On December 1, 2023, Whitestone Uptown Tower, LLC filed a voluntary petition for relief under Chapter 11 of the United States Bankruptcy Code in the United States Bankruptcy Court for the Northern District of Texas in the case styled In re: Whitestone Uptown Tower, LLC a/a/ Pillarstone Capital REIT Operating Partnership, Case No. 23-32832-mvl-11, in the United States Bankruptcy Court for the Northern District of Texas, Dallas Division. The filing of the petition constituted an event of default under the mortgage loan. Prior to the filing of the bankruptcy petition in November 2023, representatives of our board of trustees attempted to initiate discussions with representatives of Whitestone REIT’s board of trustees to address these matters and to approach Rialto Capital Advisors, LLC jointly. However, without the borrower’s knowledge or consent, Whitestone attempted to pay off the loan and grant broad releases to the lender and special servicer on behalf of the borrower, including the application of the trapped cash, escrows and reserves to the indebtedness. No Whitestone REIT entity had the authority to make such agreements on behalf of the borrower, and we have been informed that the agreement was not consummated, but Whitestone did send approximately $13.6 million to Rialto Capital Advisors, LLC pursuant to this arrangement.

 

On January 3, 2024, Rialto Capital Advisors, LLC provided a preliminary estimate of the payoff amounts for the Uptown Loan as of December 4, 2023. The estimated total amount due was listed as approximately $21.5 million, which included an outstanding principal balance of approximately $14.4 million, note interest of approximately $242,000 and default interest of approximately $6.6 million. In addition, Rialto was also holding approximately $2.6 million of trapped cash, escrows and reserves under the mortgage loan, which the borrower needed to operate the Uptown Tower property and pay its obligations, including then-upcoming property taxes. On January 31, 2024, the lender sued Whitestone OP to enforce Whitestone OP’s guaranty of the mortgage loan.

 

In June 2024, Whitestone Uptown Tower, LLC and Whitestone OP each settled with the lender. Whitestone Uptown Tower entered into a loan agreement with American Bank, N.A. for a loan amount of up to $1,500,000, secured by Uptown Tower and all of the other assets of Whitestone Uptown Tower. Whitestone Uptown Tower paid approximately $1.1 million to the prior lender, and the prior lender retained approximately $2.2 million of trapped cash and escrows from the cash sweep and the approximately $13.6 million mistakenly sent to it by Whitestone OP in satisfaction of the prior mortgage loan.

 

The plan of reorganization in the bankruptcy case, providing for the sale of Uptown Tower and treatment of claims, was confirmed in July 2024. We sold Uptown Tower in July 2025 for a purchase price of $20 million, or $17.3 million after deductions, closing costs and commissions and paid off the American Bank, N.A. indebtedness.
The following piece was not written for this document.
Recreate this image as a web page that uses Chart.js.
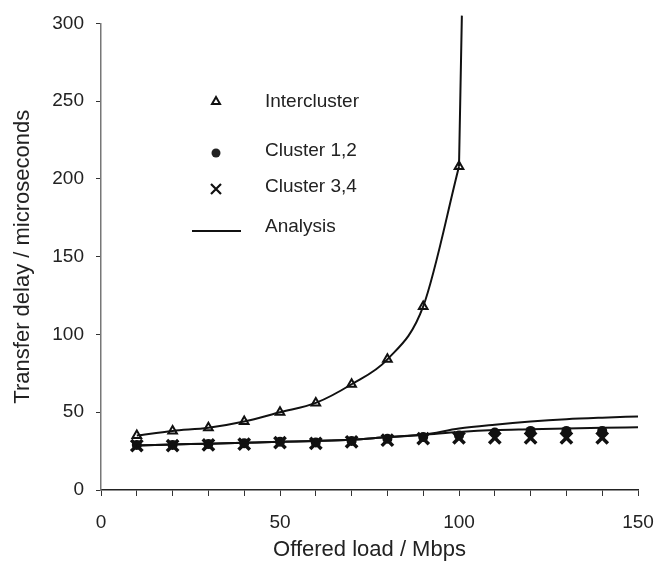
<!DOCTYPE html>
<html>
<head>
<meta charset="utf-8">
<script src="https://cdn.jsdelivr.net/npm/chart.js@4.4.0/dist/chart.umd.min.js"></script>
<style>
  html, body { margin: 0; padding: 0; background: #fff; }
</style>
</head>
<body>
<canvas id="delay-chart" width="655" height="570"></canvas>
<script>
'use strict'
// measured points
const interLoads = [10, 20, 30, 40, 50, 60, 70, 80, 90, 100];
const intercluster = [35, 38, 40, 44, 50, 56, 68, 84, 118, 208];
const clusterLoads = [10, 20, 30, 40, 50, 60, 70, 80, 90, 100, 110, 120, 130, 140];
const cluster12 = [29, 29, 29.5, 30, 31, 30.5, 31.5, 33, 34, 35, 37, 38, 38, 38];
const cluster34 = [28.5, 28.5, 29, 29.5, 30.5, 30, 31, 32, 33, 33.5, 33.5, 33.5, 33.5, 33.5];

// analysis curves
const analysisInterLoads = [10, 20, 30, 40, 50, 60, 70, 80, 90, 100];
const analysisInter = [35, 38, 40, 44, 50, 56, 68, 84, 118, 208];
const asymptoteLoads = [100, 100.8];
const asymptoteDelay = [208, 305];
const analysisLoads = [10, 20, 30, 40, 50, 60, 70, 80, 90, 100, 110, 120, 130, 140, 150];
const analysis12 = [28.6, 29.2, 29.8, 30.4, 31, 31.5, 32.3, 34, 35.5, 39.5, 42, 44, 45.5, 46.5, 47.3];
const analysis34 = [28.6, 29.2, 29.8, 30.4, 31, 31.5, 32.3, 34, 35.5, 37.3, 38.5, 39, 39.5, 40, 40.3];

const xLabels = [0, 50, 100, 150];
const yLabels = [0, 50, 100, 150, 200, 250, 300];

function pts(xs, ys) {
  return xs.map(function (x, i) { return { x: x, y: ys[i] }; });
}

const FONT = "'Liberation Sans', Arial, sans-serif";

// legend drawn inside the plot, like the original figure
const insideLegend = {
  id: 'insideLegend',
  afterDraw: function (chart) {
    const ctx = chart.ctx;
    ctx.save();
    ctx.fillStyle = '#222';
    ctx.strokeStyle = '#111';
    ctx.font = '19px ' + FONT;
    ctx.textBaseline = 'middle';
    const mx = 216, tx = 265;
    // triangle
    ctx.lineWidth = 2;
    ctx.beginPath();
    ctx.moveTo(mx, 97); ctx.lineTo(mx + 4, 104); ctx.lineTo(mx - 4, 104); ctx.closePath();
    ctx.fillStyle = '#fff'; ctx.fill(); ctx.stroke();
    ctx.fillStyle = '#222';
    ctx.fillText('Intercluster', tx, 102);
    // dot
    ctx.beginPath();
    ctx.arc(mx, 153, 4.5, 0, Math.PI * 2);
    ctx.fill();
    ctx.fillText('Cluster 1,2', tx, 151);
    // cross
    ctx.lineWidth = 2.2;
    ctx.beginPath();
    ctx.moveTo(mx - 5, 184); ctx.lineTo(mx + 5, 194);
    ctx.moveTo(mx + 5, 184); ctx.lineTo(mx - 5, 194);
    ctx.stroke();
    ctx.fillText('Cluster 3,4', tx, 187);
    // line
    ctx.lineWidth = 2;
    ctx.beginPath();
    ctx.moveTo(192, 231); ctx.lineTo(241, 231);
    ctx.stroke();
    ctx.fillText('Analysis', tx, 227);
    ctx.restore();
  }
};

const lineStyle = {
  showLine: true,
  borderColor: '#111',
  borderWidth: 2,
  pointRadius: 0,
  cubicInterpolationMode: 'monotone',
  fill: false
};

const context = document.querySelector('#delay-chart').getContext('2d');
new Chart(context, {
  type: 'scatter',
  data: {
    datasets: [
      Object.assign({ label: 'Analysis (intercluster)', data: pts(analysisInterLoads, analysisInter) }, lineStyle),
      Object.assign({ label: 'Analysis (saturation)', data: pts(asymptoteLoads, asymptoteDelay), clip: false }, lineStyle),
      Object.assign({ label: 'Analysis (cluster 1,2)', data: pts(analysisLoads, analysis12) }, lineStyle),
      Object.assign({ label: 'Analysis (cluster 3,4)', data: pts(analysisLoads, analysis34) }, lineStyle),
      {
        label: 'Intercluster',
        data: pts(interLoads, intercluster),
        pointStyle: 'triangle',
        pointRadius: 5,
        pointBorderWidth: 2,
        pointBackgroundColor: '#fff',
        pointBorderColor: '#111'
      },
      {
        label: 'Cluster 1,2',
        data: pts(clusterLoads, cluster12),
        pointStyle: 'circle',
        pointRadius: 5,
        pointBorderWidth: 0,
        pointBackgroundColor: '#111',
        pointBorderColor: '#111'
      },
      {
        label: 'Cluster 3,4',
        data: pts(clusterLoads, cluster34),
        pointStyle: 'crossRot',
        pointRadius: 8,
        pointBorderWidth: 3.5,
        pointBorderColor: '#111'
      }
    ]
  },
  options: {
    responsive: false,
    animation: false,
    layout: { padding: { left: 10, right: 17, top: 22, bottom: 7 } },
    plugins: {
      legend: { display: false },
      tooltip: { enabled: false }
    },
    scales: {
      x: {
        type: 'linear',
        min: 0,
        max: 150,
        afterFit: function (scale) {
          scale.height = 73;
          scale.paddingLeft = 0;
          scale.paddingRight = 0;
        },
        border: { display: true, color: '#222', width: 1.5 },
        grid: { display: true, drawOnChartArea: false, drawTicks: true, tickLength: 6, color: '#333' },
        ticks: {
          stepSize: 10,
          autoSkip: false,
          maxRotation: 0,
          padding: 15,
          color: '#222',
          font: { family: FONT, size: 19 },
          callback: function (v) { return xLabels.indexOf(v) >= 0 ? String(v) : ''; }
        },
        title: {
          display: true,
          text: 'Offered load / Mbps',
          color: '#222',
          font: { family: FONT, size: 22 },
          padding: { top: 0, bottom: 0 }
        }
      },
      y: {
        type: 'linear',
        min: 0,
        max: 300,
        afterFit: function (scale) { scale.width = 91; },
        border: { display: true, color: '#777', width: 1.5 },
        grid: { display: true, drawOnChartArea: false, drawTicks: true, tickLength: 5, color: '#333' },
        ticks: {
          stepSize: 50,
          padding: 12,
          color: '#222',
          font: { family: FONT, size: 19 },
          callback: function (v) { return yLabels.indexOf(v) >= 0 ? String(v) : ''; }
        },
        title: {
          display: true,
          text: 'Transfer delay / microseconds',
          color: '#222',
          font: { family: FONT, size: 22 },
          padding: { top: 0, bottom: 0 }
        }
      }
    }
  },
  plugins: [insideLegend]
});
</script>
</body>
</html>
We are holding approximately $13.6 million of the sale proceeds representing funds Whitestone OP mistakenly paid to the prior mortgage lender for Uptown Tower when it attempted to pay off the mortgage loan without informing us and without authority to do so on Whitestone Uptown Tower, LLC’s behalf. We are currently disputing the treatment and timing of repayment of the $13.6 million to Whitestone OP in the Whitestone Uptown Tower bankruptcy case.

 

This litigation has been and is expected to continue to be expensive, lengthy, and disruptive to normal business operations. Moreover, the results of these proceedings are difficult to predict. The registrant believes that the allegations in the Delaware lawsuit are without merit and intends to continue to vigorously defend against them. In addition, we intend to vigorously pursue the Texas action to seek damages from Whitestone due to its violations of the management agreements and fiduciary duties and to protect our shareholders from the further harms that Whitestone has indicated it intends to inflict on us and our shareholders. However, the outcomes of these lawsuits, including the timing of the final disposition of the lawsuits, are unpredictable and could result in substantial costs to us. As a result, future adverse rulings, settlements, or unfavorable developments could result in charges that could have a material adverse effect on the registrant’s business, results of operations or financial condition.

 

Following the period covered by this report, we sold Real Estate Assets under the Whitestone Uptown Tower, LLC plan of reorganization and the plan of liquidation for the other Pillarstone entities.

 

In October 2024, we sold 9101 LBJ Freeway for a purchase price of $5,753,000, or approximately $5.1 million after deductions, closing costs and commissions.

 

In October 2024, we sold Interstate 10 Warehouse for a purchase price of $8,400,000, or approximately $8.1 million after deductions, closing costs and commissions.

 

In February 2025, we sold Corporate Park Woodland II for a purchase price of $1,650,000, or approximately $1.56 million after deductions, closing costs and commissions.

 

In July 2025, we sold Uptown Tower for a purchase price of $20,000,000, or approximately $17.3 million after deductions, closing costs and commissions.

 

In July 2025, in a series of related transactions, we sold:

 

 

Corporate Park Northwest for a purchase price of $8,500,000, or approximately $7.8 million after deductions, closing costs and commissions;

 

Holly Hall Industrial Park for a for a purchase price of $7,650,000, or approximately $7.2 million after deductions, closing costs and commissions;

 

Holly Knight for a purchase price of $4,750,000, or approximately $4.5 million after deductions, closing costs and commissions; and

 

Westgate Service Center for a purchase price of $9,100,000, or approximately $8.6 million after deductions, closing costs and commissions.